7. In Manavala Chetty v. Ramanujam Chetty [1971] 1 MLJ 127, the testator under the will apart from other properties bequeathed a right of residence in the house to the wife and no provision had been made with regard to the residuary estate and in the context of considering
whether the widow got absolute right in the house, Ramamurthi J. held as follows :
“The inference is clear that the testator had died intestate with regard to this property except to the limited extent of the right of residence carved out in favour of his wife. When the document is silent, containing no express provision as to what should happen to the property after the death of the wife, evidence of the testator’s intention and his conduct are undoubtedly admissible, as such evidence is obviously not to contradict or vary the provisions of the will. The testator’s intention, as observed earlier, is clearly to the effect that the executors of the trust estate were not to get the house.”
8. In Mohanlal v. Habibullah, , life interest was given to the widows and there was no mention regarding the devolution after the death of the widows and while considering this aspect, the Patna High Court held as follows (paragraph 16 at p. 436) :
“It is well settled that the property of the testator not included in the will would after his death go to his nearest heir. In this case, the testator did not say what would happen to the shares given to the two ladies after their death, and, therefore, the shares given to these ladies constituted the property left by the testator undisposed of, subject to the life interest of these ladies, and, as admittedly Mahadeo Sao was the nearest heir of Kallar Sao at the time of the will, he would be entitled to the shares given to these two ladies by the will for their maintenance.”
9. Section 14 of the Hindu Succession Act enlarging the limited interest of the Hindu female into that of absolute estate comprises two aspects. Sub-section (1) provides that the Hindu female acquires absolute right in the property possessed by her and the erstwhile limited interest is incarnated into that of absolute interest. Sub-section (2) seeking to shrink the operation of sub-section (1) provides that the life interest subsists in the event of an express declaration to that effect in the will or any other interest. But, however, the declaration in an instrument does not relax the coverage of sub-section (1) in the event of a pre-existing right. The right to maintenance from out of the properties of the husband inheres in the wife and any interest carved out of the properties should be considered in lieu of the pre-existing right of the wife. Notwithstanding the absence of any specific recital in the instrument regarding the purpose or provision of life interest to the wife, it can be presumed that such a provision is with reference to the pre-existing right of the wife in the property for maintenance. In the instant case, the husband bequeathed the properties for enjoyment during her lifetime and there is no provision regarding devolution after her death. The provision for life interest must be deemed to have been done in satisfaction of the pre-existing right for maintenance. Even otherwise, on the day when the will came into effect, the wife succeeds to the property and, therefore, the life interest under the will merges into her right to succeed to the property without any stings. On the death, when succession opened, the life interest is sidelined. The will is confined to the life interest of the widow and in the absence of any recital, there is intestacy in so far as the remainder interest and in view of this, the widow is the only heir and is entitled to succeed with all rights. Therefore, considered from this perspective also, the widow gets absolute interest.

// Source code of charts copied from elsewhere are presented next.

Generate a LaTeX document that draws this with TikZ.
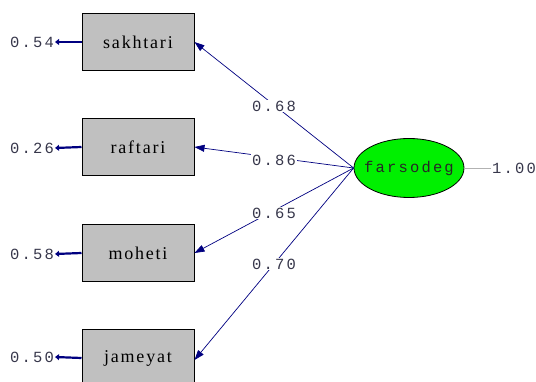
\documentclass[tikz,border=0pt]{standalone}
\usepackage{fontspec}
\setmainfont{Liberation Serif}
\newfontfamily\monof[LetterSpace=14]{Liberation Mono}
\newfontfamily\boxf[LetterSpace=10]{Liberation Serif}
\usetikzlibrary{arrows.meta,shapes.geometric}
\definecolor{navy}{RGB}{0,0,128}
\definecolor{boxgray}{RGB}{192,192,192}
\definecolor{numc}{RGB}{55,55,75}
\definecolor{lgreen}{RGB}{0,240,0}
\begin{document}
\begin{tikzpicture}[x=1pt,y=-1pt,
  obsbox/.style={draw=black, line width=1pt, fill=boxgray, minimum width=112pt, minimum height=57pt, inner sep=0pt, font=\boxf\fontsize{18}{18}\selectfont},
  numlab/.style={text=numc, inner sep=1pt, font=\monof\fontsize{15.5}{15.5}\selectfont},
  pathlab/.style={numlab, fill=white},
  load/.style={draw=navy, line width=0.7pt, -{Triangle[length=10pt,width=7pt]}},
  err/.style={draw=navy, line width=2.2pt, -{Triangle[length=4pt,width=6pt]}}]
\useasboundingbox (0,0) rectangle (536,382);
\node[obsbox] (s) at (138,42) {sakhtari};
\node[obsbox] (r) at (138,147) {raftari};
\node[obsbox] (m) at (138,253) {moheti};
\node[obsbox] (j) at (138,358) {jameyat};
\node[draw=black, line width=0.8pt, fill=lgreen, ellipse, minimum width=110pt, minimum height=59pt, inner sep=0pt,
  label={[font=\monof\fontsize{15.5}{15.5}\selectfont, text=black!85]center:farsodeg}] (f) at (409,168) {};
\node[numlab] (es) at (32,42) {0.54};
\node[numlab] (er) at (32,148) {0.26};
\node[numlab] (em) at (32,254) {0.58};
\node[numlab] (ej) at (32,357) {0.50};
\node[numlab] (fv) at (514,168) {1.00};
\draw[err] (s.west) -- (es.east);
\draw[err] (r.west) -- (er.east);
\draw[err] (m.west) -- (em.east);
\draw[err] (j.west) -- (ej.east);
\draw[gray!60, line width=0.6pt] (f.east) -- (fv.west);
\draw[load] (f.west) -- (s.east);
\draw[load] (f.west) -- (r.east);
\draw[load] (f.west) -- (m.east);
\draw[load] (f.west) -- ([yshift=-2pt]j.east);
\node[pathlab] (l1) at (274,106) {0.68};
\node[pathlab] (l2) at (274,160) {0.86};
\node[pathlab] (l3) at (274,213) {0.65};
\node[pathlab] (l4) at (274,264) {0.70};
\end{tikzpicture}
\end{document}
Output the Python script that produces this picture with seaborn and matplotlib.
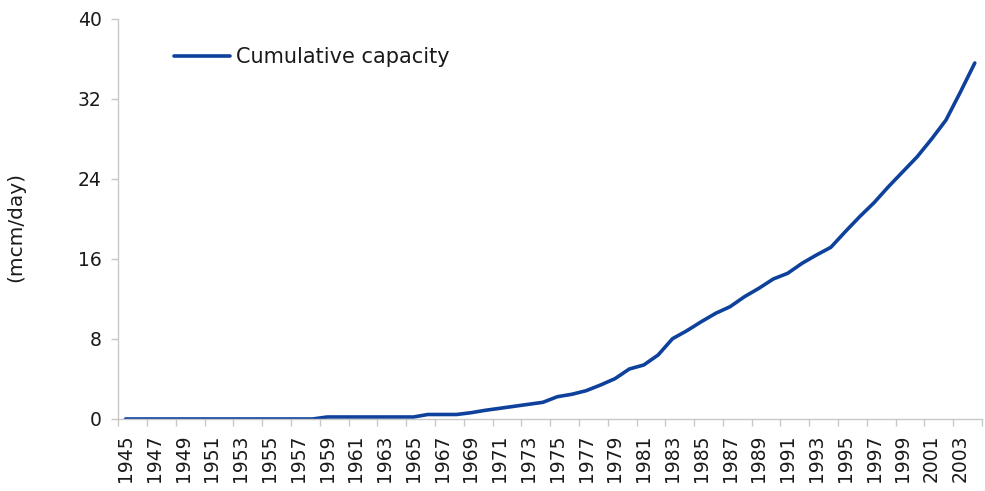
import matplotlib
matplotlib.use("Agg")
import matplotlib.pyplot as plt
import seaborn as sns
import pandas as pd

years = list(range(1945, 2005))
capacity = [0, 0, 0, 0, 0, 0, 0, 0, 0, 0, 0, 0, 0, 0,
            0.2, 0.2, 0.2, 0.2, 0.2, 0.2, 0.2,
            0.45, 0.45, 0.45,
            0.63, 0.87, 1.07, 1.27, 1.47, 1.67,
            2.23, 2.47, 2.83, 3.4, 4.03,
            5.0, 5.4, 6.4, 8.03, 8.83,
            9.73, 10.57, 11.23, 12.23, 13.07,
            14.0, 14.57, 15.57, 16.4, 17.17,
            18.73, 20.23, 21.63, 23.23, 24.73,
            26.23, 28.0, 29.9, 32.7, 35.6]
series_name = "Cumulative capacity"
y_label = "(mcm/day)"
y_ticks = [0, 8, 16, 24, 32, 40]

df = pd.DataFrame({"year": years, "value": capacity, "series": series_name})

sns.set_theme(style="white")
plt.rcParams['font.family'] = ['DejaVu Sans']

fig = plt.figure(figsize=(9.85, 4.91), dpi=100)
ax = fig.add_axes([118.3 / 985, (491 - 419) / 491, (982 - 118.3) / 985, 400 / 491])

sns.lineplot(data=df, x="year", y="value", hue="series", palette=["#0E419C"],
             linewidth=2.6, ax=ax)

ax.set_xlim(1944.5, 2004.5)
ax.set_ylim(0, 40)
ax.set_yticks(y_ticks)
ax.set_yticklabels([str(t) for t in y_ticks], fontsize=13.5, color="#1a1a1a")

major = years[::2]
ax.set_xticks(major)
ax.set_xticklabels([str(y) for y in major], rotation=90, fontsize=13.5, color="#1a1a1a")
ax.set_xticks([y - 0.5 for y in years[::2]] + [2004.5], minor=True)
ax.tick_params(axis="x", which="major", length=0, pad=11)
ax.tick_params(axis="x", which="minor", length=5, width=1, color="#c8c8c8", bottom=True)
ax.tick_params(axis="y", length=5, width=1, color="#c8c8c8", left=True, pad=7)

for s in ["top", "right"]:
    ax.spines[s].set_visible(False)
for s in ["left", "bottom"]:
    ax.spines[s].set_color("#c8c8c8")
    ax.spines[s].set_linewidth(1)

ax.set_xlabel("")
ax.set_ylabel(y_label, fontsize=14.5, color="#1a1a1a")
ax.yaxis.set_label_coords(-0.108, 0.48)

leg = ax.legend(loc="center left", bbox_to_anchor=(0.055, 0.905), frameon=False,
                fontsize=15, handlelength=2.7, handletextpad=0.25, borderaxespad=0)
for t in leg.get_texts():
    t.set_color("#1a1a1a")

fig.savefig("out.png", dpi=100)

10. Learned counsel for the assessee referred to Ramaswami Goundar v. Ramaswami Goundar [1972] 1 MLJ 417, wherein the Madras High Court while drawing a distinction between the bare life interest and the widow’s estate held as follows) : [paragraph 32 at page 426]
“Firstly, the bequest to the plaintiff, Muthuthandava, Natesa and the first defendant is a vested interest and is not a contingent remainder, contingent on their surviving the widow. If the intention of the testator was that they should get only if they survived the widow, words to that effect would have been used, but that is not the case. The conferment of a vested interest on the plaintiff and the other three persons is inconsistent with the notion that the Hindu widow’s estate was what was given to Sowbagiammal, because a Hindu widow is not a bare life estate holder but a full owner though her powers of alienation are limited and the persons who take after her would only have mere spes successionis or chance of succession; only those reversionary heirs living at the time of her death would be entitled to take under the Hindu law. Secondly, a Hindu widow would have powers of alienation binding the reversioners in certain limited circumstances, but a bare life estate holder would not have any such powers, and in this case no such powers of alienation have been conferred on the widow.”
“It is, therefore, clear that under the will, Sowbagiammal was given only a bare life estate with a vested remainder to the plaintiff, Muthuthandava, Natesa and the first defendant. In such a case, section 14(2) of the Hindu Succession Act will apply and Sowbagiammal’s estate will not be enlarged under section 14(1) of the Act”. (paragraph 33 at p. 428).
11. The Madras High Court adverted to the vital distinction between bare life interest and widow’s estate and on the interpretation of the bequest under the will arrived at the conclusion that life interest alone was given and as such section 14(2) of the Hindu Succession Act will apply. This decision obviously turned upon the interpretation of the recitals in the will and is not applicable to the situation in the instant case.
12. In the result, we hold that the value of agricultural lands, viz., Rs. 1,75,035, is liable to levy of wealth-tax for the assessment year 1976-77 and the reference in answered in favour of the Revenue.